TCS’ headcount plunged by 5,680 on a net basis in Q3, which was its second consecutive quarterly decline.

But the Tata-group company is still hiring and any increase in headcount will reflect a demand uptick, Krithivasan said. “Only when we get a much better handle on the demand outlook will I be able to tell you when you would see a positive (headcount); we need to have better demand visibility.”

Nonetheless, all the executives expressed optimism about the long-term prospects of the industry.
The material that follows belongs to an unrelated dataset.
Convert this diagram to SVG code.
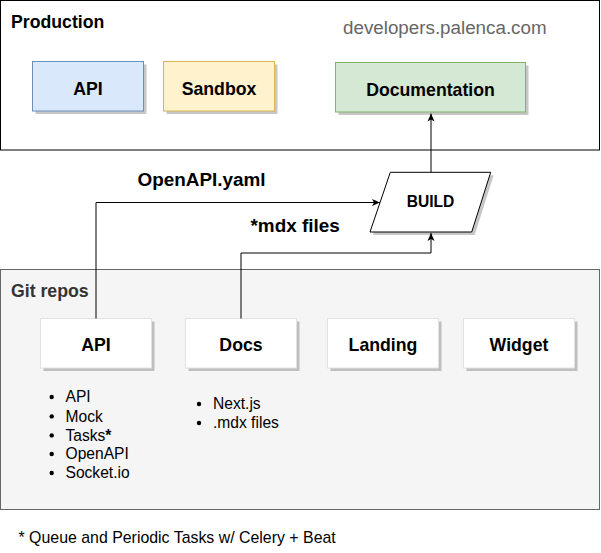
<svg xmlns="http://www.w3.org/2000/svg" width="601" height="553" viewBox="0 0 601 553">
<style>
text{font-family:"Liberation Sans",Arial,Helvetica,sans-serif;}
.lbl{font-size:17.7px;font-weight:bold;fill:#000;text-anchor:middle;}
.title{font-size:17.7px;font-weight:bold;}
.item{font-size:15.6px;fill:#000;}
.edge{fill:none;stroke:#000;stroke-width:1;}
.shadow{fill:#000;opacity:0.22;}
.repo{fill:#fff;stroke:#e2e2e2;stroke-width:1;}
.elbl{font-size:18.9px;font-weight:bold;fill:#000;}
</style>
<defs>
<marker id="arr" markerUnits="userSpaceOnUse" viewBox="0 0 8 8" refX="8" refY="4" markerWidth="8" markerHeight="8" orient="auto">
<path d="M0,0.5 L8,4 L0,7.5 L2,4 Z" fill="#000"/>
</marker>
</defs>
<rect width="601" height="553" fill="#fff"/>

<g id="production">
<rect x="0.5" y="0.5" width="599" height="149.5" fill="#fff" stroke="#000"/>
<text class="title" x="11" y="27.5" fill="#000">Production</text>
<text x="343" y="34" font-size="18.8px" fill="#666">developers.palenca.com</text>
</g>

<g id="git-repos">
<rect x="0.5" y="269.5" width="599" height="240" fill="#f5f5f5" stroke="#666"/>
<text class="title" x="11" y="296.5" fill="#333">Git repos</text>
</g>

<g id="prod-api">
<rect class="shadow" x="35.5" y="64.5" width="111" height="49.5"/>
<rect x="32.5" y="61.5" width="111" height="49.5" fill="#dae8fc" stroke="#6c8ebf"/>
<text class="lbl" x="88" y="95">API</text>
</g>
<g id="prod-sandbox">
<rect class="shadow" x="166.5" y="64.5" width="111" height="49.5"/>
<rect x="163.5" y="61.5" width="111" height="49.5" fill="#fff2cc" stroke="#d6b656"/>
<text class="lbl" x="219" y="95">Sandbox</text>
</g>
<g id="prod-documentation">
<rect class="shadow" x="338.5" y="65.5" width="190" height="49.5"/>
<rect x="335.5" y="62.5" width="190" height="49.5" fill="#d5e8d4" stroke="#82b366"/>
<text class="lbl" x="430.5" y="95.5">Documentation</text>
</g>

<g id="build">
<polygon class="shadow" points="393.3,175.3 493.7,175.3 474.7,235 373,235"/>
<polygon points="390.3,172.3 490.7,172.3 471.7,232 370,232" fill="#fff" stroke="#000"/>
<text class="lbl" x="430.5" y="206.5" style="font-size:15.6px">BUILD</text>
</g>

<g id="repo-api">
<rect class="shadow" x="43.5" y="321.5" width="111" height="49.5"/>
<rect class="repo" x="40.5" y="318.5" width="111" height="49.5"/>
<text class="lbl" x="96" y="351">API</text>
</g>
<g id="repo-docs">
<rect class="shadow" x="188.5" y="321.5" width="111" height="49.5"/>
<rect class="repo" x="185.5" y="318.5" width="111" height="49.5"/>
<text class="lbl" x="241" y="351">Docs</text>
</g>
<g id="repo-landing">
<rect class="shadow" x="330.5" y="321.5" width="111" height="49.5"/>
<rect class="repo" x="327.5" y="318.5" width="111" height="49.5"/>
<text class="lbl" x="383" y="351">Landing</text>
</g>
<g id="repo-widget">
<rect class="shadow" x="466.5" y="321.5" width="111" height="49.5"/>
<rect class="repo" x="463.5" y="318.5" width="111" height="49.5"/>
<text class="lbl" x="519" y="351">Widget</text>
</g>

<g id="api-list">
<circle cx="51.7" cy="397" r="2.2" fill="#000"/>
<circle cx="51.7" cy="416.4" r="2.2" fill="#000"/>
<circle cx="51.7" cy="435.4" r="2.2" fill="#000"/>
<circle cx="51.7" cy="454" r="2.2" fill="#000"/>
<circle cx="51.7" cy="473" r="2.2" fill="#000"/>
<text class="item" x="65.5" y="402.3">API</text>
<text class="item" x="65.5" y="421.7">Mock</text>
<text class="item" x="65.5" y="440.7">Tasks<tspan font-weight="bold">*</tspan></text>
<text class="item" x="65.5" y="459.3">OpenAPI</text>
<text class="item" x="65.5" y="478.3">Socket.io</text>
</g>
<g id="docs-list">
<circle cx="199" cy="404" r="2.2" fill="#000"/>
<circle cx="199" cy="423" r="2.2" fill="#000"/>
<text class="item" x="213" y="409.3">Next.js</text>
<text class="item" x="213" y="428.3">.mdx files</text>
</g>

<g id="footnote">
<text class="item" x="18.5" y="543.3" style="font-size:15.9px">* Queue and Periodic Tasks w/ Celery + Beat</text>
</g>

<g id="connectors">
<path class="edge" d="M431,172.3 V113.5" marker-end="url(#arr)"/>
<path class="edge" d="M96,318.5 V202.5 H380" marker-end="url(#arr)"/>
<path class="edge" d="M241,318.5 V253 H431 V233" marker-end="url(#arr)"/>
<text class="elbl" x="137.5" y="185.7">OpenAPI.yaml</text>
<text class="elbl" x="250.5" y="232.3">*mdx files</text>
</g>
</svg>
“The demand for engineering talent, for programming talent, for design talent, is not going to diminish. So, in the medium to long run, I am very optimistic about the business,” Mohit Joshi, CEO and MD of Tech Mahindra, told Moneycontrol in his first media interaction since taking over the role in December.

Gen AI: Boom or gloom?

While agreeing that headcount will get back on track sooner or later, the executives were split in their assessment of whether Gen AI has already started replacing or making certain job roles redundant. Wipro and HCLTech said this nascent technology is not the reason headcount is reducing. TCS, on the other hand, said the net reduction was a fallout of some amount of “automation” and “production gain.”

Wipro’s Premji said he would “not argue” that the reduction in headcount is because of the elements of “disruptive productivity coming into play on scale” to change the hiring quotient.

HCLTech’s CEO and MD C Vijayakumar had a more nuanced view, saying there are three aspects to determine whether jobs are being made redundant or not by Gen AI. Firstly, he said business process outsourcing will definitely see job cuts. Second, software development will see efficiency improvement by 10-30 percent, albeit at a gradual pace. And finally, managed services and application infrastructure support is already highly automated, being driven by machine learning and hyper automation solutions, Vijayakumar pointed out.

“So effectively, I don’t see this (Gen AI) to be reducing headcount. There’s going to be a lot more work around Gen AI and all of that, I think that will more than offset in the next set of discretionary spends,” Vijayakumar added.

All in all, the IT industry bosses have a positive long-term outlook, though they anticipate short-term challenges stemming from the industry-wide slowdown, translating into a decline in headcount.